If something is wrong at your site — a utility problem, a conflict with a neighbor, uncertainty about rules — the camp host is the right first call. They know the specific campground, its quirks, and its resources. Use them.


Frequently Asked Questions

What are standard quiet hours at campgrounds? Most campgrounds post quiet hours from 10 PM to 6 or 7 AM. During these hours, voices should be at conversation level, generators should be off, and no amplified music or loud activity. Quiet hours are a posted rule at most state and national park campgrounds and private RV parks alike.

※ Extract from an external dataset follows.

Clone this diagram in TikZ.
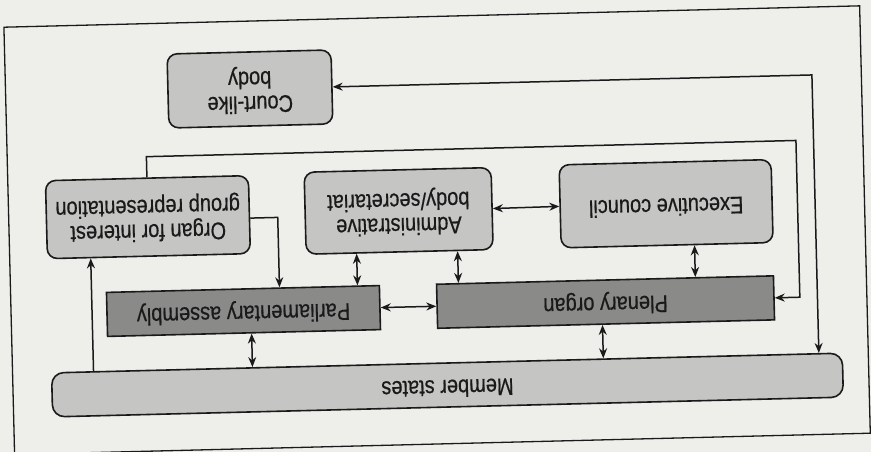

Can I bring my own firewood to a campground? Many campgrounds prohibit bringing outside firewood due to the risk of transporting invasive insects like emerald ash borer and spotted lanternfly. Check the specific campground’s rules before you arrive. Most campgrounds sell firewood on-site, and many state and national park campgrounds require that all firewood be purchased within a certain distance of the park.

What is the etiquette for walking through a campsite that is not yours? Do not walk through other campers’ sites. Each site is paid space and the occupants have an expectation of privacy within those boundaries. Even if a site appears empty or the path looks like a shortcut, go around. This is one of the most commonly violated campground etiquette norms.

How do I properly extinguish a campfire? Pour water on the fire, stir the ash with a stick, then pour water again. Repeat until the ash is cold to the touch — you should be able to hold your hand six inches above the fire ring without feeling heat. Never leave a fire ring that appears extinguished but still feels warm. Drown it again before sleeping or leaving your site.

Are generators allowed at all campgrounds? Generator rules vary by campground. Many allow generators only during specific hours (often 8 AM to 8 PM or similar) and prohibit them in tent-only areas. Some campgrounds ban generators entirely. Check the specific campground’s rules at check-in and on the posted campground map. At electric hookup sites, generators are generally unnecessary.